Now the worker must be made to see clearly that in refusing to pay rent to a landlord or owner he is not simply profiting by the disorganisation of authority. He must understand that the abolition of rent is a recognised principle, sanctioned, so to speak, by popular assent; that to be housed rent-free is a right proclaimed aloud by the people.

Are we going to wait till this measure, which is in harmony with every honest man's sense of justice, is taken up by the few Socialists scattered among the middle-class elements, of which the provisionary government will be composed? We should have to wait long—till the return of reaction, in fact!

That is why, refusing uniforms and badges—those outward signs of authority and servitude—and remaining people among the people, the earnest revolutionists will work side by side with the masses that the abolition of rent, the expropriation of houses, may become an accomplished fact. They will prepare the soil and encourage ideas to grow in this direction, and when the fruit of their labors is ripe the people will proceed to expropriate the houses without giving heed to the theories which will certainly be thrust in their way—theories about paying compensation to landlords, and suchlike ineptities.

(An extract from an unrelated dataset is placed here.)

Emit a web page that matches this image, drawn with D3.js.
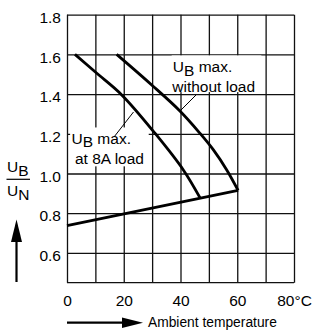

On the day that the expropriation of houses takes place, on that day, the exploited workers will have realised that the new times have come, that they will no longer have to bear the yoke of the rich and powerful, that Equality has been proclaimed on the house-tops in very truth, that this revolution is a real fact, and not a theatrical make-believe, like too many others which went before.


  1. The decree of the 30th March: by this decree rents due up to October, 1870, and January and April, 1871, quarters were remitted.